What was even more surprising is there was no evidence to charge her. She had no blood on her clothing, no weapon was found in her possession, and she likely did not have the strength to complete the murders. The prosecutor suggested that Lizzie had used a disguise to perpetuate the murders, but the jury did not buy it, and Lizzie Borden was ultimately acquitted of all charges.
The Trial of Lizzie Borden
The Borden trial was the Victorian trial of the ages. The people of the time could not fathom that an upper-class woman was capable of this type of murder. The nation was tuned in to the trial through the newspapers, but Lizzie was never asked to testify during the case. Her only reaction was when she caught a glimpse of the bludgeoned skull of her father and fainted.
The judge determined that Lizzie was unlikely to have murdered her parents without any blood evidence on her clothing. Some witnesses suggested that she was in the barn at the time of the murder and that some strange people were around the property.

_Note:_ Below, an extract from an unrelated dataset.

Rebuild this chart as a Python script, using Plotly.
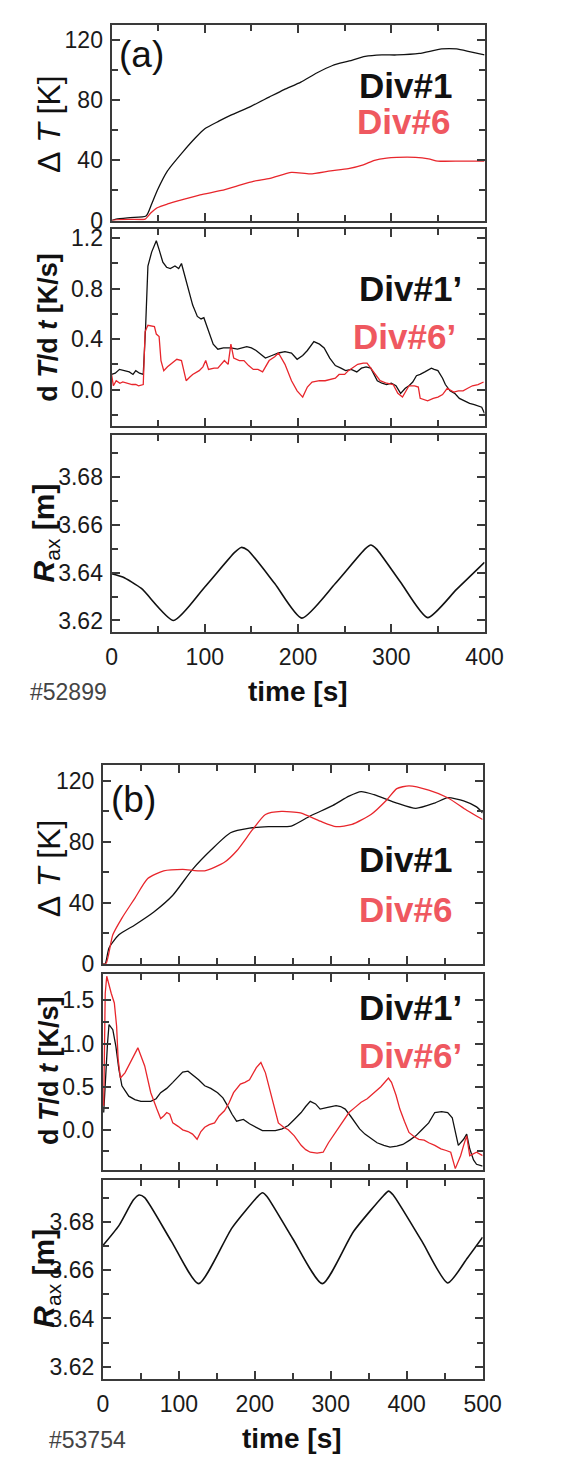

The closest example of a testimony that could place motive on Lizzie came from a druggist that said she had come in for prussic acid, which could have contaminated the milk causing her parents to be sick. This testimony was eventually thrown out, suggesting that the druggist had misidentified her.
The Reaction To Her Acquittal
The trial continued until June 19, 1893, when Lizzie was found not guilty of murdering her parents. After the trial, she inherited the estate with her sister Emma. The two sold off their parents’ home, moving into a more fashionable part of the area where Lizzie had always wanted to live.
Many continued to believe that Lizzie was responsible for the murders due to her need to move quickly. Many suggested that Lizzie could have committed the murders nude or had an accomplice for the murders as well. As no evidence came to light, she continued her life.
Lizzie went on to meet Nance, her longtime partner, and the two moved out of the house she shared with Emma. She passed in privacy with her companion Nance at age 67 in 1927. Still, nearly a century after the murders, people debated who was responsible and saw her as a primary subject.
Evidence from the trail resurfaced again in 2012. There was a longstanding theory from many historians that Andrew’s illegitimate son William was responsible for the crime, with Emma and Lizzie acting as a cover-up to gain the estate. However, the evidence that came to light in 2012 was from her lawyer from the Fall River Historical Society.
In the journal, her lawyer described her as cold-blooded and callous and detailed d how she was throughout the trial. At the end of his entries, he suggested that he saw sensitive side to his client and legitimate grief for her loved ones.
The journals brought out a different side to the trial but did not reveal any hard evidence about who murdered the Bordens.
A Mystery Unsolved
The legend of Lizzie Borden lives on. People are still very familiar with Lizzie Borden today as a sort of mythical figure.
Today, the mystery has been explored in everything from documentaries to dramas and film. There is even a popular rhyme about her “giving her mother forty whacks” and “giving her father forty-one.”
Although it can be hard to imagine the real Lizzie Borden committing such a murder, this crime still haunts many people today. Unfortunately, this is a mystery that will go unsolved without any new evidence coming forward and without the modern forensics that we would use to solve the same type of case today.